Inside the NFL, it's the question people whisper this week, a soft murmur, like the sound of water moving through old pipes:
Who will sign Michael Vick?
Because some team will. That's a given, even if the question advances the current debate involving Vick, the loud one, over whether he even should be allowed to play football again.
Whenever a player goes through the legal system for something especially flagrant, his future in football is the demanded media topic, for some reason. So is his remorse on demand.
It happened after Adam "Pacman" Jones was involved in a shooting that left a man paralyzed. He's back. It happened after Tank Johnson came out of jail on weapons charges. He's back.
Players arrested for driving drunk -- even killing someone, in the case of Leonard Little -- come back. Players who beat wives and girlfriends come back. Vick is one of the dark chapters in sports, but should he be treated worse for being involved in beating and killing dogs?
NFL Commissioner Roger Goodell says he wants to sit with Vick to ask, "Did he learn anything from his experience? Does he regret what happened? Does he feel that he can be a positive influence going forward? Those are questions that I would like to see when I sit with him."

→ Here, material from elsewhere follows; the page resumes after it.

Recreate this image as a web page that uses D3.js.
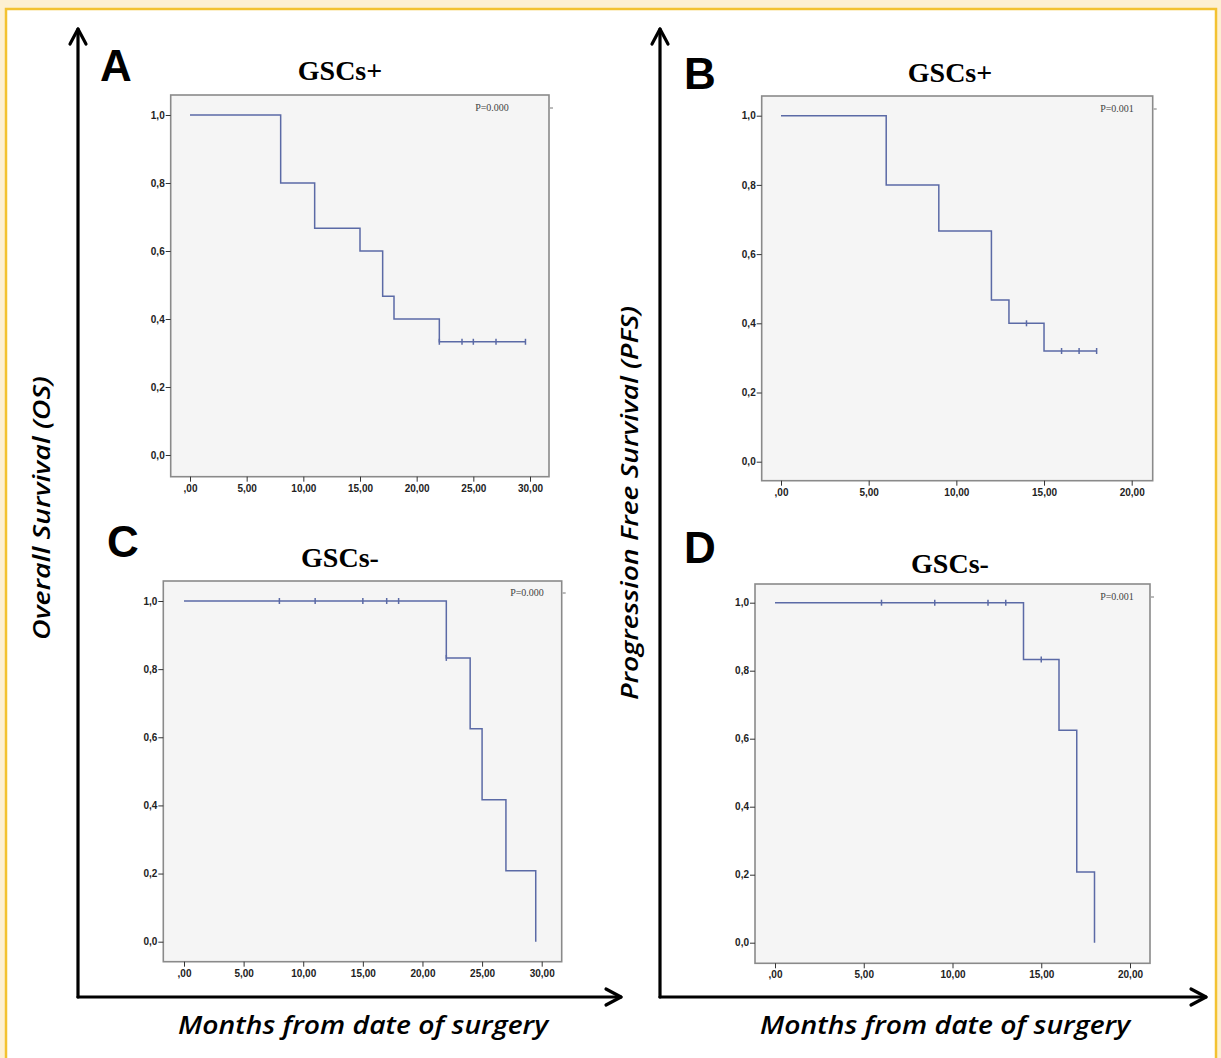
<!DOCTYPE html>
<html>
<head>
<meta charset="utf-8">
<script src="https://cdn.jsdelivr.net/npm/d3@7"></script>
<style>
  html, body { margin: 0; padding: 0; background: #fdf0d2; }
  svg { display: block; }
</style>
</head>
<body>
<svg id="chart" width="1221" height="1058"></svg>
<script>
// ---------------- DATA ----------------
// Panel A: Overall survival, GSCs+
const osPosTimes    = [0, 8, 11, 15, 17, 18, 22, 29.6];
const osPosSurv     = [1.0, 0.8, 0.667, 0.6, 0.467, 0.4, 0.333, 0.333];
const osPosCensT    = [22, 24, 25, 27, 29.6];
const osPosCensS    = [0.333, 0.333, 0.333, 0.333, 0.333];

// Panel B: Progression free survival, GSCs+
const pfsPosTimes   = [0, 6, 9, 12, 13, 15, 18];
const pfsPosSurv    = [1.0, 0.8, 0.667, 0.467, 0.4, 0.32, 0.32];
const pfsPosCensT   = [14, 16, 17, 18];
const pfsPosCensS   = [0.4, 0.32, 0.32, 0.32];

// Panel C: Overall survival, GSCs-
const osNegTimes    = [0, 22, 24, 25, 27, 29.5];
const osNegSurv     = [1.0, 0.833, 0.625, 0.417, 0.208, 0.0];
const osNegCensT    = [8, 11, 15, 17, 18, 22];
const osNegCensS    = [1.0, 1.0, 1.0, 1.0, 1.0, 0.833];

// Panel D: Progression free survival, GSCs-
const pfsNegTimes   = [0, 14, 16, 17, 18];
const pfsNegSurv    = [1.0, 0.833, 0.625, 0.208, 0.0];
const pfsNegCensT   = [6, 9, 12, 13, 15];
const pfsNegCensS   = [1.0, 1.0, 1.0, 1.0, 0.833];

// Tick labels
const yTickValues   = [0, 0.2, 0.4, 0.6, 0.8, 1.0];
const yTickLabels   = ["0,0", "0,2", "0,4", "0,6", "0,8", "1,0"];
const xTickValuesOS = [0, 5, 10, 15, 20, 25, 30];
const xTickLabelsOS = [",00", "5,00", "10,00", "15,00", "20,00", "25,00", "30,00"];
const xTickValuesPFS = [0, 5, 10, 15, 20];
const xTickLabelsPFS = [",00", "5,00", "10,00", "15,00", "20,00"];

const panelLetters  = ["A", "B", "C", "D"];
const panelTitles   = ["GSCs+", "GSCs+", "GSCs-", "GSCs-"];
const pValues       = ["P=0.000", "P=0.001", "P=0.000", "P=0.001"];
const yAxisTitles   = ["Overall Survival (OS)", "Progression Free Survival (PFS)"];
const xAxisTitle    = "Months from date of surgery";

// ---------------- LAYOUT ----------------
const svg = d3.select("#chart");
const lineColor = "#5b6aa6";

// outer frame
svg.append("rect").attr("x", 0).attr("y", 0).attr("width", 1221).attr("height", 1058).attr("fill", "#fdf0d2");
svg.append("rect").attr("x", 6).attr("y", 9).attr("width", 1210).attr("height", 1070)
  .attr("fill", "#ffffff").attr("stroke", "#f3c231").attr("stroke-width", 2.5);

const panels = [
  { times: osPosTimes, surv: osPosSurv, censT: osPosCensT, censS: osPosCensS,
    xMax: 30, xt: xTickValuesOS, xl: xTickLabelsOS,
    frame: [170.7, 95, 549, 476.7], xr: [190, 530], yr: [455, 115],
    letter: [100, 81], title: [340, 80], p: [492, 111] },
  { times: pfsPosTimes, surv: pfsPosSurv, censT: pfsPosCensT, censS: pfsPosCensS,
    xMax: 20, xt: xTickValuesPFS, xl: xTickLabelsPFS,
    frame: [761.7, 96, 1152.7, 480.7], xr: [781, 1131.7], yr: [461.7, 115.7],
    letter: [684, 89], title: [950, 82], p: [1117, 112] },
  { times: osNegTimes, surv: osNegSurv, censT: osNegCensT, censS: osNegCensS,
    xMax: 30, xt: xTickValuesOS, xl: xTickLabelsOS,
    frame: [163.3, 581, 561.7, 961.7], xr: [184, 541.7], yr: [941.7, 601],
    letter: [107, 557], title: [340, 567], p: [527, 596] },
  { times: pfsNegTimes, surv: pfsNegSurv, censT: pfsNegCensT, censS: pfsNegCensS,
    xMax: 20, xt: xTickValuesPFS, xl: xTickLabelsPFS,
    frame: [755, 584, 1150, 963.3], xr: [775, 1130], yr: [942.7, 602.7],
    letter: [684, 563], title: [950, 573], p: [1117, 600] }
];

panels.forEach((p, i) => {
  const g = svg.append("g");
  const [fx0, fy0, fx1, fy1] = p.frame;
  const x = d3.scaleLinear().domain([0, p.xMax]).range(p.xr);
  const y = d3.scaleLinear().domain([0, 1]).range(p.yr);

  // plot frame
  g.append("rect").attr("x", fx0).attr("y", fy0).attr("width", fx1 - fx0).attr("height", fy1 - fy0)
    .attr("fill", "#f5f5f5").attr("stroke", "#8a8a8a").attr("stroke-width", 1.6);

  // y axis
  const yAxis = d3.axisLeft(y).tickValues(yTickValues).tickSize(5).tickPadding(1)
    .tickFormat((d, k) => yTickLabels[k]);
  const ya = g.append("g").attr("transform", `translate(${fx0},0)`).call(yAxis);
  ya.select(".domain").remove();
  ya.selectAll("line").attr("stroke", "#333").attr("stroke-width", 1);
  ya.selectAll("text").attr("font-family", "Liberation Sans, Arial, sans-serif")
    .attr("font-size", 10).attr("font-weight", "bold").attr("fill", "#222");

  // x axis
  const xAxis = d3.axisBottom(x).tickValues(p.xt).tickSize(5).tickPadding(3)
    .tickFormat((d, k) => p.xl[k]);
  const xa = g.append("g").attr("transform", `translate(0,${fy1})`).call(xAxis);
  xa.select(".domain").remove();
  xa.selectAll("line").attr("stroke", "#333").attr("stroke-width", 1);
  xa.selectAll("text").attr("font-family", "Liberation Sans, Arial, sans-serif")
    .attr("font-size", 10).attr("font-weight", "bold").attr("fill", "#222");

  // survival step curve
  const pts = p.times.map((t, k) => [t, p.surv[k]]);
  const line = d3.line().x(d => x(d[0])).y(d => y(d[1])).curve(d3.curveStepAfter);
  g.append("path").attr("d", line(pts)).attr("fill", "none")
    .attr("stroke", lineColor).attr("stroke-width", 1.5);

  // censor marks
  g.selectAll(".cens").data(p.censT.map((t, k) => [t, p.censS[k]])).enter()
    .append("line")
    .attr("x1", d => x(d[0])).attr("x2", d => x(d[0]))
    .attr("y1", d => y(d[1]) - 3).attr("y2", d => y(d[1]) + 3)
    .attr("stroke", lineColor).attr("stroke-width", 1.5);

  // P value
  g.append("text").attr("x", p.p[0]).attr("y", p.p[1]).attr("text-anchor", "middle")
    .attr("font-family", "Liberation Serif, Times New Roman, serif").attr("font-size", 10)
    .attr("fill", "#444").text(pValues[i]);
  // small dash outside the right edge
  g.append("line").attr("x1", fx1 + 1).attr("x2", fx1 + 4).attr("y1", p.p[1] - 3).attr("y2", p.p[1] - 3)
    .attr("stroke", "#777").attr("stroke-width", 1);

  // panel letter
  svg.append("text").attr("x", p.letter[0]).attr("y", p.letter[1])
    .attr("font-family", "Liberation Sans, Arial, sans-serif").attr("font-weight", "bold")
    .attr("font-size", 44).attr("fill", "#000").text(panelLetters[i]);

  // title
  svg.append("text").attr("x", p.title[0]).attr("y", p.title[1]).attr("text-anchor", "middle")
    .attr("font-family", "Liberation Serif, Times New Roman, serif").attr("font-weight", "bold")
    .attr("font-size", 28).attr("fill", "#000").text(panelTitles[i]);
});

// ---------------- BIG AXES ----------------
function bigAxes(x0, yTop, yBot, xRight) {
  const g = svg.append("g").attr("stroke", "#000").attr("stroke-width", 3.2)
    .attr("fill", "none").attr("stroke-linecap", "round").attr("stroke-linejoin", "round");
  g.append("path").attr("d", `M${x0},${yBot} L${x0},${yTop}`);
  g.append("path").attr("d", `M${x0 - 8},${yTop + 15} L${x0},${yTop} L${x0 + 8},${yTop + 15}`);
  g.append("path").attr("d", `M${x0},${yBot} L${xRight},${yBot}`);
  g.append("path").attr("d", `M${xRight - 15},${yBot - 8} L${xRight},${yBot} L${xRight - 15},${yBot + 8}`);
}
bigAxes(78, 29, 997, 621);
bigAxes(660, 29, 997, 1206);

// axis titles
function yTitle(cx, cy, len, txt) {
  svg.append("text").attr("transform", `translate(${cx},${cy}) rotate(-90)`)
    .attr("text-anchor", "middle").attr("dy", "0.35em")
    .attr("font-family", "Open Sans, Lato, sans-serif").attr("font-style", "italic")
    .attr("font-weight", 600).attr("font-size", 24).attr("fill", "#000")
    .attr("textLength", len).attr("lengthAdjust", "spacingAndGlyphs").text(txt);
}
yTitle(42, 508, 264, yAxisTitles[0]);
yTitle(630, 503, 394, yAxisTitles[1]);

function xTitle(cx, by, len) {
  svg.append("text").attr("x", cx).attr("y", by).attr("text-anchor", "middle")
    .attr("font-family", "Open Sans, Lato, sans-serif").attr("font-style", "italic")
    .attr("font-weight", 600).attr("font-size", 26).attr("fill", "#000")
    .attr("textLength", len).attr("lengthAdjust", "spacingAndGlyphs").text(xAxisTitle);
}
xTitle(363, 1034, 370);
xTitle(945, 1034, 370);
</script>
</body>
</html>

Goodell sat and talked a year ago with the likes of Pacman Jones. He ran into trouble again last year. So how does a show of remorse prove anything?
This idea the NFL should have tougher laws than the legal system isn't how it works. Like it or not, Vick paid his legal debt. He's out of the clink, out of a job, and you can agree he deserves the right to make a living even if you don't agree to watch from your living room.
Goodell will probably suspend Vick in a way that effectively ends his 2009 season before it can start. That works best for everyone. The new team can weather the initial storm, allow Vick to disappear from the headlines and get ready for 2010.
Here's two words why Vick will be in demand: Vinny Testaverde. At 44, Testaverde started six games for Carolina in 2007, showing what everyone watching Cleo Lemon start for the Dolphins that year knew. The NFL is desperate for quarterbacks.
If Vick's worth can't be seen by Testaverde, his comeback was assured when the Dolphins unleashed the Wildcat formation last fall. It succeeded past the fad stage. Other teams adopted it. Vick's worth increased because of it.
"If he was coming back as just a conventional quarterback, I'm not sure you'd have too many teams wanting to sign him because of all the baggage that comes with him," one NFL scout said. "But he's made to run the Wildcat.
"It plays perfectly because here's a guy who hasn't played at all lately and you can tailor seven or 10 plays to him."
Who signs him? Ultimately, that is an owner's decision because of the public-relations threat to the franchise. So you look to owners with a streak for the unconventional.
Dallas owner Jerry Jones signed far lesser talents with heavy baggage in Jones and Johnson. Oakland's Al Davis has a history of embracing misguided souls who can help him win. Washington's Dan Snyder? New Orleans' Tom Benson?
Don't worry about the Miami Dolphins. They spent a second-round pick on Pat White of West Virginia to run the Wildcat. That shows the value they put on the offense. It also underscores the value Vick carries. So does the idea of playing 18 games.
What Vick did to dogs doesn't go away. Nor does it chase away the idea he should be allowed to return. The only question now is who signs him.